Equipping Your In-Store Workforce with Mobile for a Next-Generation Customer Experience

Stay Connected

Blog updates via Email

Today’s better connected workforces have added mobile devices to their tool kits. Deploying mobile devices within organizations allows for faster communication across the organization, improves the customer experience, and creates efficiencies and cost savings.

Here are five reasons why retailers should equip their in-store employees with mobile devices:

1. Extend the point-of-sale (POS) and provide a better customer experience

As retail operations evolve, the future of POS will most certainly change. Mobile POS will grow to complement traditional POS terminals in the segments where appropriate, addressing specific needs that improve the customer experience and create value for retailers, leading to a more integrated and converged store solution.

Retailers such as Modell’s, J.C. Penney, Nordstrom, and REI have all deployed the Apple method of in-store service and checkout by using mobile POS (mPOS) as an extension of their POS systems, decreasing customer lines at cash registers and providing added convenience for customers to check out anywhere in the stores.

Last year, Urban Outfitters CIO Calvin Hollinger told analysts that the clothing chain will replace its fixed POS terminals with iPod touch devices and iPads. And, the outdoor goods retailer Moosejaw Mountaineering announced in March 2012 that the company conducts 70 percent of its transactions via mPOS.

2. Create an omnichannel approach

In 2014, marketers throughout the retail space will move from a multichannel strategy to an omnichannel approach, blending existing channels into one seamless experience. When equipped with mobile, employees could more easily assist customers and even collaborate with other employees for further assistance directly from integrated apps on their devices.

By incorporating mobile service and POS inside bricks and mortars, companies will successfully serve their customers’ needs at their customer’s convenience—at the time and place and in the channel their customers prefer.

3. Reduce Showrooming

As shopping becomes better optimized on mobile devices, showrooming will continue to emerge as a bigger problem for brick-and-mortar retailers as they work to ensure that customers are not just researching items and pricing information, but also following through on their desire to purchase. According to IDC, 7 to 13 percent of shoppers use smartphones "at least once" in stores, with showrooming touching 1.4 percent of sales.
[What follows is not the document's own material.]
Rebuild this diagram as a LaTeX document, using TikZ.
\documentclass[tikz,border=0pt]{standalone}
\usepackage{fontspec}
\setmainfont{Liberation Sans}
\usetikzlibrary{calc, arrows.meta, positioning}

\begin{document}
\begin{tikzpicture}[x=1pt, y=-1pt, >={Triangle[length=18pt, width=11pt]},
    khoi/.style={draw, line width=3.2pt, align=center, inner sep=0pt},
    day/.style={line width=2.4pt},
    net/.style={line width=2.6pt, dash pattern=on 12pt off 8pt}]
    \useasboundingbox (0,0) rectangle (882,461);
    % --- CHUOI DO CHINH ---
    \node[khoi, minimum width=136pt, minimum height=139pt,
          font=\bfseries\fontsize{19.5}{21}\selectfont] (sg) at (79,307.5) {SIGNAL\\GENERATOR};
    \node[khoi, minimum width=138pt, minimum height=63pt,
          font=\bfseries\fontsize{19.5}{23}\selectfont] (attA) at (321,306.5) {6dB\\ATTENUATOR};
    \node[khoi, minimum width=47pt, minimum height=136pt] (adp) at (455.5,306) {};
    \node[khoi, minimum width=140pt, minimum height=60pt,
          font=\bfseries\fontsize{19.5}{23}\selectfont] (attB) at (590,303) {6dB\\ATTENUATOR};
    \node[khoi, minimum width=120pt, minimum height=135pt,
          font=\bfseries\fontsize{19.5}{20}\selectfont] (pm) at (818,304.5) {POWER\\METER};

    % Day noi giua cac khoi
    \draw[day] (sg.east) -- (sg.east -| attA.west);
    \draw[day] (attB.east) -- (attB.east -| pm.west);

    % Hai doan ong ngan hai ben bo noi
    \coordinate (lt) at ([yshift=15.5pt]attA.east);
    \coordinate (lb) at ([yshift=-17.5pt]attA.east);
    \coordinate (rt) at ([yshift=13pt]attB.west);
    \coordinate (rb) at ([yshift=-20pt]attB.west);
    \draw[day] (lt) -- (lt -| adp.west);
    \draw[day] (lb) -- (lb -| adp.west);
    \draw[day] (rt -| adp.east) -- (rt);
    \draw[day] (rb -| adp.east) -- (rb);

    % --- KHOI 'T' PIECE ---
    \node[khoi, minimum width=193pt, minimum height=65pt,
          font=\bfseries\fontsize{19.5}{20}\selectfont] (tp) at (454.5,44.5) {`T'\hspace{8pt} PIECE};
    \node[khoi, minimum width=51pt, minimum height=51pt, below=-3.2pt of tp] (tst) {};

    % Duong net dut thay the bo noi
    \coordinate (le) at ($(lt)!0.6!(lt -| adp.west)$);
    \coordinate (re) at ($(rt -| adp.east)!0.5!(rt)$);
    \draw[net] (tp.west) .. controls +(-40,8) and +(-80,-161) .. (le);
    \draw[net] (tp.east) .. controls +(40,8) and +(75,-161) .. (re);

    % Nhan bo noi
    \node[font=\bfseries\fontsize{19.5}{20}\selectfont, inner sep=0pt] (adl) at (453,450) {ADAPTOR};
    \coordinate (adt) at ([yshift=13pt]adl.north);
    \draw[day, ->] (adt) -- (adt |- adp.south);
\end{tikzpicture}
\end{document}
But, what can retailers do to combat the showrooming trend? Equipping in-store employees with mobile devices to provide conveniences to customers by helping them complete their shopping, providing fast service, finding an appropriate resource at another store, printing tailored offers, and conducting price comparisons will go a long way in combating the showrooming phenomenon.

4. Improve mobile workforce utilization

If organizations can put customers in contact with people in retail locations, they can really utilize their mobile workforce for improved experiences, efficiency and cost savings. In-store experts and their corresponding downtime during non-peak hours, represent one of the most underutilized assets for retailers. 

In-store employees can be more beneficial to consumers than contact center reps in certain scenarios, as they have a local advantage and in-store expertise, and can pull inventory directly from the shelf.   

Mobile employees can also handle contact center overflow. It's bad for business when you make your customers hold, leave a voicemail, or call back at a later time. In preventing long hold times, high-volume contact centers sometimes hire call overflow services to pick up the excess by routing inbound calls to live reps.

But, what if retailers utilized their in-store employees during periods when their contact centers receive high volumes? Retailers can train employees on the floor to answer basic questions about store directions, return information, or provide information about sales. This, in turn, saves money and creates more knowledgeable in-store employees leaving no down time in either the contact centers or in the stores.

5. Create cost savings and efficiencies

According to the Yankee Group, retailers that have mobilized some or all of their checkouts are achieving significant cost savings. A Yankee Group report estimates that large retailers will spend $20,000 and need about 75 square feet of floor space to install five fixed checkouts. But, providing five fully-loaded iPod touch devices to staff will cost just $2,500, with no loss of floor space. And, having mPOS devices allows retailers to free up floor space to display product lines.

Yankee Group estimated that a high-end retailer with 50 stores, producing $525 in sales per square foot, could generate $1.2 million in additional annual sales by replacing three cash wraps with mPOS.

Just as automated machines have augmented banking, mobile will more readily appear in the hands of employees to transform the way organizations conduct business, providing more tailored customer experiences, added conveniences, and creating tighter relationships between employees and customers.